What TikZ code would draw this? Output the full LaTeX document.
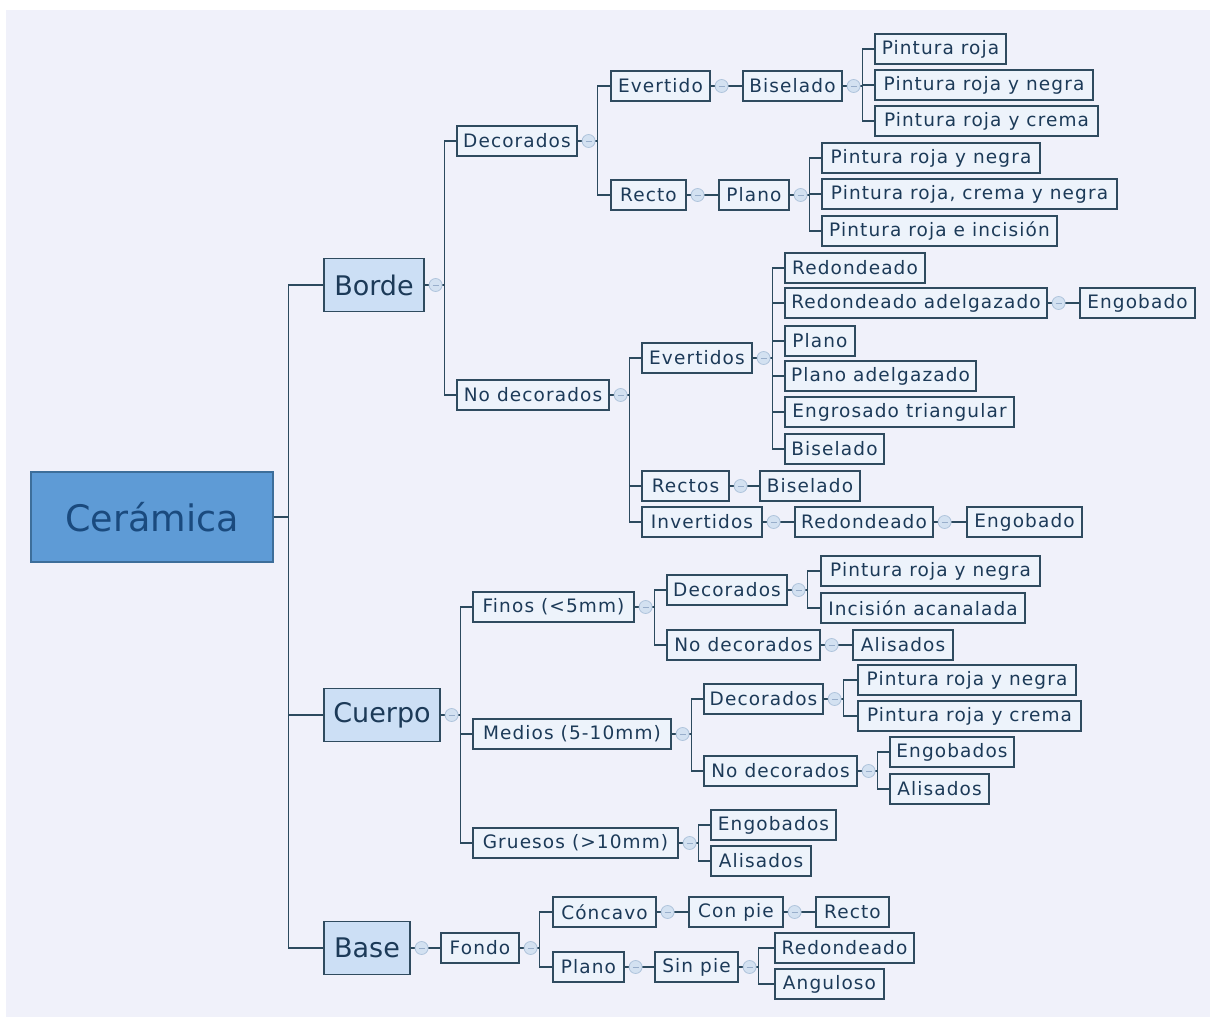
\documentclass[tikz,border=0pt]{standalone}
\usepackage{fontspec}
\setmainfont{DejaVu Sans}
\newfontfamily\leaffont[LetterSpace=6]{DejaVu Sans}
\definecolor{bgc}{HTML}{F0F1FA}
\definecolor{linec}{HTML}{2C4A5E}
\definecolor{bordc}{HTML}{2F4B5F}
\definecolor{leaffill}{HTML}{EDF3FB}
\definecolor{txtc}{HTML}{1C3A58}
\definecolor{rootfill}{HTML}{5E9BD6}
\definecolor{rootbord}{HTML}{3D6E9A}
\definecolor{roottxt}{HTML}{1A4A7E}
\definecolor{l1fill}{HTML}{CCDFF5}
\definecolor{colfill}{HTML}{D3E1F1}
\definecolor{colbord}{HTML}{AFC4DC}
\definecolor{colminus}{HTML}{98AECB}
\tikzset{
  leaf/.style={draw=bordc, fill=leaffill, line width=1.2pt, minimum height=30pt, inner sep=0pt, text=txtc, font=\leaffont\fontsize{18.5}{20}\selectfont},
  lone/.style={draw=bordc, fill=l1fill, line width=1.2pt, minimum height=53pt, inner sep=0pt, text=txtc, font=\fontsize{27}{30}\selectfont},
  rootbox/.style={draw=rootbord, fill=rootfill, line width=1.2pt, minimum height=90pt, inner sep=0pt, text=roottxt, font=\fontsize{36.5}{40}\selectfont},
  conn/.style={draw=linec, line width=1.5pt},
  colc/.style={circle, draw=colbord, fill=colfill, line width=0.8pt, minimum size=13pt, inner sep=0pt,
    path picture={\draw[colminus, line width=1pt] ([xshift=-3pt]path picture bounding box.center) -- ([xshift=3pt]path picture bounding box.center);}}
}
\newcommand\bx[5]{\node[leaf, minimum width={(#3-#2)*1pt}] (#1) at ({(#2+#3)/2},#4) {#5};}
\newcommand\collapsebtn[1]{\node[colc] (c#1) at ([xshift=11pt]#1.east) {};}
\newcommand\fork[2]{\draw[conn] (#1.east) -- ++(20,0) |- (#2.west);}
\newcommand\chain[2]{\draw[conn] (#1.east) -- (#2.west);}
\begin{document}
\begin{tikzpicture}[x=1pt,y=-1pt]
\useasboundingbox (0,0) rectangle (1210,1017);
\fill[white] (-5,-5) rectangle (1215,1022);
\fill[bgc] (6,10) rectangle (1215,1022);
% nodes
\node[rootbox, minimum width=242pt] (root) at (152,517) {Cerámica};
\node[lone, minimum width=100pt] (borde) at (374,285) {Borde};
\node[lone, minimum width=116pt] (cuerpo) at (382,715) {Cuerpo};
\node[lone, minimum width=86pt] (base) at (367,948) {Base};
% Borde
\bx{bdec}{457}{577}{141}{Decorados}
\bx{bnodec}{457}{609}{395}{No decorados}
\bx{bev}{611}{710}{86}{Evertido}
\bx{brec}{611}{686}{195}{Recto}
\bx{bbis}{743}{842}{86}{Biselado}
\bx{pa}{875}{1006}{49}{Pintura roja}
\bx{pb}{875}{1093}{85}{Pintura roja y negra}
\bx{pc}{875}{1098}{121}{Pintura roja y crema}
\bx{bpla}{719}{789}{195}{Plano}
\bx{qa}{822}{1040}{158}{Pintura roja y negra}
\bx{qb}{822}{1117}{194}{Pintura roja, crema y negra}
\bx{qc}{822}{1057}{231}{Pintura roja e incisión}
\bx{evs}{642}{752}{358}{Evertidos}
\bx{rcs}{642}{729}{486}{Rectos}
\bx{invs}{642}{762}{522}{Invertidos}
\bx{ea}{785}{925}{268}{Redondeado}
\bx{eb}{785}{1047}{303}{Redondeado adelgazado}
\bx{ec}{785}{855}{341}{Plano}
\bx{ed}{785}{976}{376}{Plano adelgazado}
\bx{ee}{785}{1014}{412}{Engrosado triangular}
\bx{ef}{785}{884}{449}{Biselado}
\bx{eba}{1080}{1195}{303}{Engobado}
\bx{rb}{760}{860}{486}{Biselado}
\bx{ir}{795}{933}{522}{Redondeado}
\bx{ie}{967}{1082}{522}{Engobado}
% Cuerpo
\bx{finos}{473}{634}{607}{Finos (<5mm)}
\bx{medios}{473}{671}{734}{Medios (5-10mm)}
\bx{gruesos}{473}{678}{843}{Gruesos (>10mm)}
\bx{fdec}{667}{787}{590}{Decorados}
\bx{fnodec}{667}{820}{645}{No decorados}
\bx{fa}{821}{1040}{571}{Pintura roja y negra}
\bx{fb}{821}{1025}{608}{Incisión acanalada}
\bx{fal}{853}{953}{645}{Alisados}
\bx{mdec}{704}{823}{699}{Decorados}
\bx{mnodec}{704}{857}{771}{No decorados}
\bx{ma}{858}{1076}{680}{Pintura roja y negra}
\bx{mb}{858}{1081}{716}{Pintura roja y crema}
\bx{mc}{890}{1014}{752}{Engobados}
\bx{md}{890}{989}{789}{Alisados}
\bx{ga}{711}{836}{825}{Engobados}
\bx{gb}{711}{811}{861}{Alisados}
% Base
\bx{fondo}{441}{519}{948}{Fondo}
\bx{conc}{553}{656}{912}{Cóncavo}
\bx{plano}{553}{624}{967}{Plano}
\bx{conpie}{689}{783}{912}{Con pie}
\bx{recto}{816}{889}{912}{Recto}
\bx{sinpie}{655}{738}{967}{Sin pie}
\bx{ra}{775}{914}{948}{Redondeado}
\bx{rbb}{775}{884}{984}{Anguloso}
% connectors
\draw[conn] (root.east) -- ++(15,0) |- (borde.west);
\draw[conn] (root.east) -- ++(15,0) |- (cuerpo.west);
\draw[conn] (root.east) -- ++(15,0) |- (base.west);
\fork{borde}{bdec} \fork{borde}{bnodec}
\fork{bdec}{bev} \fork{bdec}{brec}
\chain{bev}{bbis}
\fork{bbis}{pa} \fork{bbis}{pb} \fork{bbis}{pc}
\chain{brec}{bpla}
\fork{bpla}{qa} \fork{bpla}{qb} \fork{bpla}{qc}
\fork{bnodec}{evs} \fork{bnodec}{rcs} \fork{bnodec}{invs}
\fork{evs}{ea} \fork{evs}{eb} \fork{evs}{ec} \fork{evs}{ed} \fork{evs}{ee} \fork{evs}{ef}
\chain{eb}{eba}
\chain{rcs}{rb}
\chain{invs}{ir} \chain{ir}{ie}
\fork{cuerpo}{finos} \fork{cuerpo}{medios} \fork{cuerpo}{gruesos}
\fork{finos}{fdec} \fork{finos}{fnodec}
\fork{fdec}{fa} \fork{fdec}{fb}
\chain{fnodec}{fal}
\fork{medios}{mdec} \fork{medios}{mnodec}
\fork{mdec}{ma} \fork{mdec}{mb}
\fork{mnodec}{mc} \fork{mnodec}{md}
\fork{gruesos}{ga} \fork{gruesos}{gb}
\chain{base}{fondo}
\fork{fondo}{conc} \fork{fondo}{plano}
\chain{conc}{conpie} \chain{conpie}{recto}
\chain{plano}{sinpie}
\fork{sinpie}{ra} \fork{sinpie}{rbb}
% collapse circles
\collapsebtn{borde} \collapsebtn{cuerpo} \collapsebtn{base}
\collapsebtn{bdec} \collapsebtn{bnodec} \collapsebtn{bev} \collapsebtn{brec} \collapsebtn{bbis} \collapsebtn{bpla}
\collapsebtn{evs} \collapsebtn{rcs} \collapsebtn{invs} \collapsebtn{eb} \collapsebtn{ir}
\collapsebtn{finos} \collapsebtn{medios} \collapsebtn{gruesos} \collapsebtn{fdec} \collapsebtn{fnodec} \collapsebtn{mdec} \collapsebtn{mnodec}
\collapsebtn{fondo} \collapsebtn{conc} \collapsebtn{conpie} \collapsebtn{plano} \collapsebtn{sinpie}
\end{tikzpicture}
\end{document}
•••
Give the count of lines holding the word "draw", with no other words.

12